[Ip-health] News: thestar.com - Canada's promise to Africa hangs by a thread
Marine at haieurope.org
Mon Nov 8 02:00:52 PST 2010
Canada's promise to Africa hangs by a thread
By Carol Goar
Published On Sun Nov 7 2010
Everyone from K'naan to Karen Kain got involved. Diplomats and environmentalists spoke out. Churches and charities mobilized their members. A coalition of grandmothers demonstrated on Parliament Hill. A former prime minister, former lieutenant governor and Nobel Prize winner raised their voices. Lawyers, professors and union leaders took a stand. Thousands of Canadians signed petitions, wrote postcards and lobbied their MPs.
The effort failed.
Last week, Parliament's industry, science and technology committee eviscerated a private member's bill that would have allowed Canada's generic drug makers to export affordable medicine to the world's poorest people.
The 11 MPs didn't quite kill the legislation. They sent it back to the House of Commons - stripped of its key provisions - to meet its fate.
"This was a shameful display of putting the interests of the extraordinarily profitable brand-name pharmaceutical industry ahead of the lives of millions of poor people," said Richard Elliott, executive director of the Canadian HIV/AIDS Legal Network.
He hasn't given up hope. There is still a chance - albeit a small one - that Bill C-393 can be salvaged before the final vote.
Eighty per cent of Canadians support the legislation, Elliott points out. Groups far beyond the AIDS community have taken up the cause. And more than 90 of today's MPs were in the House when Jean Chrétien made his promise to Africa. It was a proud moment.
The former prime minister pledged in 2002 that Canada would take the lead in getting low-cost medicine into the hands of people dying of AIDS, malaria and other treatable diseases.
His successor, Paul Martin, followed through on the commitment. In 2004, he introduced the "Jean Chrétien Pledge to Africa Act," giving Canada's generic drug makers the right to override international patent rules on shipments of essential medicines to developing countries. The bill received unanimous - and enthusiastic - parliamentary assent. Congratulations poured in from around the world.

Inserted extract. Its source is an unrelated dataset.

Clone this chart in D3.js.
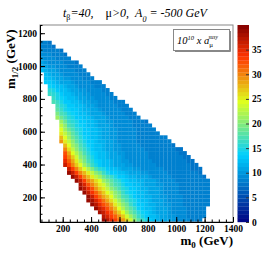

Then things started to unravel. It took federal officials a year to convert the principles in the bill into policy regulations. When they finished, the new law was loaded with so many restrictions and procedural hurdles that no generic drug company wanted to use it.
Some blamed lobbying by the global pharmaceutical giants. Some said it was routine bureaucratic niggling.
Only one shipment - a cocktail of antiretroviral medications bound for Rwanda - has gone out under the 6-year-old law. The process was so cumbersome and expensive that, without an overhaul, it will never be repeated.
That prompted New Democrat Judy Wasylycia-Leis to put forward Bill C-393. Seeking to unblock the flow of live-saving medications, she drafted streamlined rules and less onerous requirements.
But last spring, she stepped down to run in the Winnipeg mayoral race, asking her colleague, industry critic Brian Masse, to take over.
The Windsor MP did his best. He won the backing of two Liberals and two members of the Bloc Québécois on the parliamentary committee reviewing the bill. But they were outnumbered by five Conservatives and one Liberal - industry critic Marc Garneau - who gutted it.
There is one final stage of debate, but it is fraught with problems.
The Conservatives could challenge Masse's right to sponsor the bill. Or they could try to pry loose more Liberals like Garneau, assuring the bill's defeat and embarrassing party leader Michael Ignatieff.
Elliott, a human rights lawyer, expects both.
But he has survived years of parliamentary setbacks, bureaucratic resistance and multi-million-dollar muscle flexing by the powerful pharmaceutical industry.
He is up for one more battle and he has highly motivated troops.
The odds are long, Elliott acknowledges. "But we've still got some fight left in us."